**WHAT IS NEEDED**
The records that follow are to be transcribed in full, without their images.

**INPUT FOR THIS TASK**
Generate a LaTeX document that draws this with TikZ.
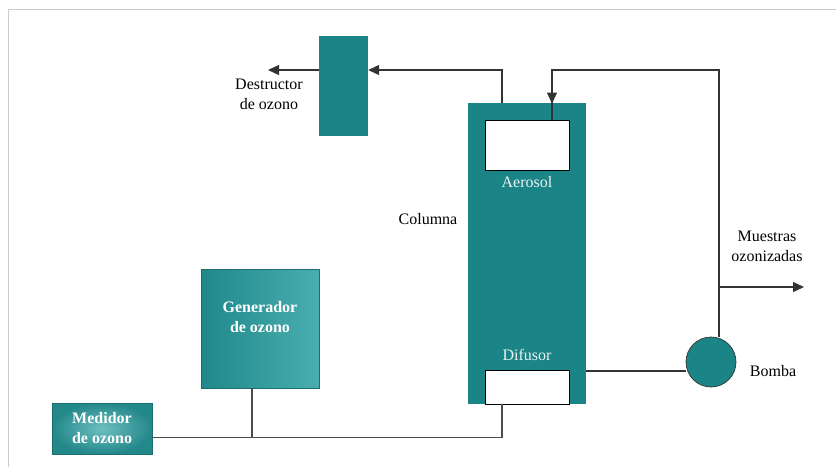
\documentclass[tikz,border=0pt]{standalone}
\usepackage{fontspec}
\setmainfont{Liberation Serif}
\usetikzlibrary{arrows.meta}
\definecolor{teal1}{HTML}{1A8486}
\definecolor{tealL}{HTML}{4AAEB0}
\definecolor{tealD}{HTML}{23888A}
\begin{document}
\begin{tikzpicture}[x=1pt,y=-1pt,
  pipe/.style={draw=black!80, line width=1.1pt},
  arr/.style={pipe, -{Triangle[length=11pt,width=10pt]}},
  lbl/.style={font=\fontsize{16}{20}\selectfont, align=center, inner sep=0pt},
  wlbl/.style={lbl, text=white!92!teal},
  blk/.style={draw=none, fill=teal1, inner sep=0pt},
  btxt/.style={text=white, font=\bfseries\fontsize{16}{20}\selectfont, align=center, inner sep=0pt},
  gbox/.style={draw=tealD!80!black, line width=0.4pt, inner sep=0pt}]
\useasboundingbox (0,0) rectangle (836,467);
\fill[white] (0,0) rectangle (836,467);
\draw[black!20, line width=1.5pt] (8.5,467) -- (8.5,9.5) -- (836,9.5);
% destructor
\node[blk, minimum width=49pt, minimum height=100pt] (des) at (343.5,86) {};
\node[lbl] (destxt) at (269,94) {Destructor\\de ozono};
\coordinate (desout) at (268,70);
% column
\node[blk, minimum width=118pt, minimum height=301pt] (col) at (527,253.5) {};
\node[draw=black, fill=white, line width=0.8pt, minimum width=84pt, minimum height=50pt, inner sep=0pt] (aer) at (527,145) {};
\node[wlbl] (aertxt) at (527,182) {Aerosol};
\node[draw=black, fill=white, line width=0.8pt, minimum width=84pt, minimum height=34pt, inner sep=0pt] (dif) at (527,387) {};
\node[wlbl] (diftxt) at (527,355) {Difusor};
\node[lbl] (coltxt) at (428,219) {Columna};
% pump
\node[circle, draw=black!80, fill=teal1, line width=0.7pt, minimum size=50pt, inner sep=0pt] (pump) at (711,362) {};
\node[lbl] (pumptxt) at (773,371) {Bomba};
\node[lbl] (mtxt) at (767,246) {Muestras\\ozonizadas};
\coordinate (mout) at (804,287);
\coordinate (mj) at (719,287);
% generator and meter
\node[gbox, minimum width=118pt, minimum height=119pt, top color=tealL!85!teal1, bottom color=tealL, left color=teal1!90!tealL, right color=tealL] (gen) at (260,328.5) {};
\node[btxt] (gentxt) at (260,317) {Generador\\de ozono};
\node[gbox, minimum width=100pt, minimum height=51pt, inner color=tealL!80!white, outer color=tealD] (med) at (102,428.5) {};
\node[btxt] (medtxt) at (102,428) {Medidor\\de ozono};
% connectors
\draw[arr] (des.west |- desout) -- (desout);
\draw[arr] (col.north -| 502,0) -- (502,70) -- (des.east |- 0,70);
\draw[pipe] (pump.north -| 719,0) -- (719,70) -- (552,70) -- (aer.north -| 552,0);
\draw[arr] (552,70) -- (552,103.5);
\draw[arr] (mj) -- (mout);
\draw[pipe] (col.east |- 0,371) -- (pump.west |- 0,371);
\draw[pipe, black!70] (med.east |- 0,437.5) -- (502,437.5) -- (dif.south -| 502,0);
\draw[pipe, black!70] (gen.south -| 252,0) -- (252,437.5);
\end{tikzpicture}
\end{document}
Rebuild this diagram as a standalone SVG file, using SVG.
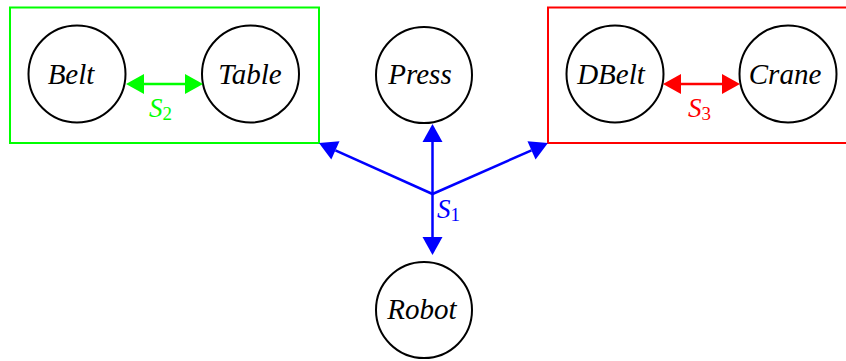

**SOLUTION**
Generate a LaTeX document that draws this with TikZ.
\documentclass[tikz,border=0pt]{standalone}
\usepackage{fontspec}
\setmainfont{Liberation Serif}
\usetikzlibrary{arrows.meta}
\definecolor{teal1}{HTML}{1A8486}
\definecolor{tealL}{HTML}{4AAEB0}
\definecolor{tealD}{HTML}{23888A}
\begin{document}
\begin{tikzpicture}[x=1pt,y=-1pt,
  pipe/.style={draw=black!80, line width=1.1pt},
  arr/.style={pipe, -{Triangle[length=11pt,width=10pt]}},
  lbl/.style={font=\fontsize{16}{20}\selectfont, align=center, inner sep=0pt},
  wlbl/.style={lbl, text=white!92!teal},
  blk/.style={draw=none, fill=teal1, inner sep=0pt},
  btxt/.style={text=white, font=\bfseries\fontsize{16}{20}\selectfont, align=center, inner sep=0pt},
  gbox/.style={draw=tealD!80!black, line width=0.4pt, inner sep=0pt}]
\useasboundingbox (0,0) rectangle (836,467);
\fill[white] (0,0) rectangle (836,467);
\draw[black!20, line width=1.5pt] (8.5,467) -- (8.5,9.5) -- (836,9.5);
% destructor
\node[blk, minimum width=49pt, minimum height=100pt] (des) at (343.5,86) {};
\node[lbl] (destxt) at (269,94) {Destructor\\de ozono};
\coordinate (desout) at (268,70);
% column
\node[blk, minimum width=118pt, minimum height=301pt] (col) at (527,253.5) {};
\node[draw=black, fill=white, line width=0.8pt, minimum width=84pt, minimum height=50pt, inner sep=0pt] (aer) at (527,145) {};
\node[wlbl] (aertxt) at (527,182) {Aerosol};
\node[draw=black, fill=white, line width=0.8pt, minimum width=84pt, minimum height=34pt, inner sep=0pt] (dif) at (527,387) {};
\node[wlbl] (diftxt) at (527,355) {Difusor};
\node[lbl] (coltxt) at (428,219) {Columna};
% pump
\node[circle, draw=black!80, fill=teal1, line width=0.7pt, minimum size=50pt, inner sep=0pt] (pump) at (711,362) {};
\node[lbl] (pumptxt) at (773,371) {Bomba};
\node[lbl] (mtxt) at (767,246) {Muestras\\ozonizadas};
\coordinate (mout) at (804,287);
\coordinate (mj) at (719,287);
% generator and meter
\node[gbox, minimum width=118pt, minimum height=119pt, top color=tealL!85!teal1, bottom color=tealL, left color=teal1!90!tealL, right color=tealL] (gen) at (260,328.5) {};
\node[btxt] (gentxt) at (260,317) {Generador\\de ozono};
\node[gbox, minimum width=100pt, minimum height=51pt, inner color=tealL!80!white, outer color=tealD] (med) at (102,428.5) {};
\node[btxt] (medtxt) at (102,428) {Medidor\\de ozono};
% connectors
\draw[arr] (des.west |- desout) -- (desout);
\draw[arr] (col.north -| 502,0) -- (502,70) -- (des.east |- 0,70);
\draw[pipe] (pump.north -| 719,0) -- (719,70) -- (552,70) -- (aer.north -| 552,0);
\draw[arr] (552,70) -- (552,103.5);
\draw[arr] (mj) -- (mout);
\draw[pipe] (col.east |- 0,371) -- (pump.west |- 0,371);
\draw[pipe, black!70] (med.east |- 0,437.5) -- (502,437.5) -- (dif.south -| 502,0);
\draw[pipe, black!70] (gen.south -| 252,0) -- (252,437.5);
\end{tikzpicture}
\end{document}
Rebuild this diagram as a standalone SVG file, using SVG.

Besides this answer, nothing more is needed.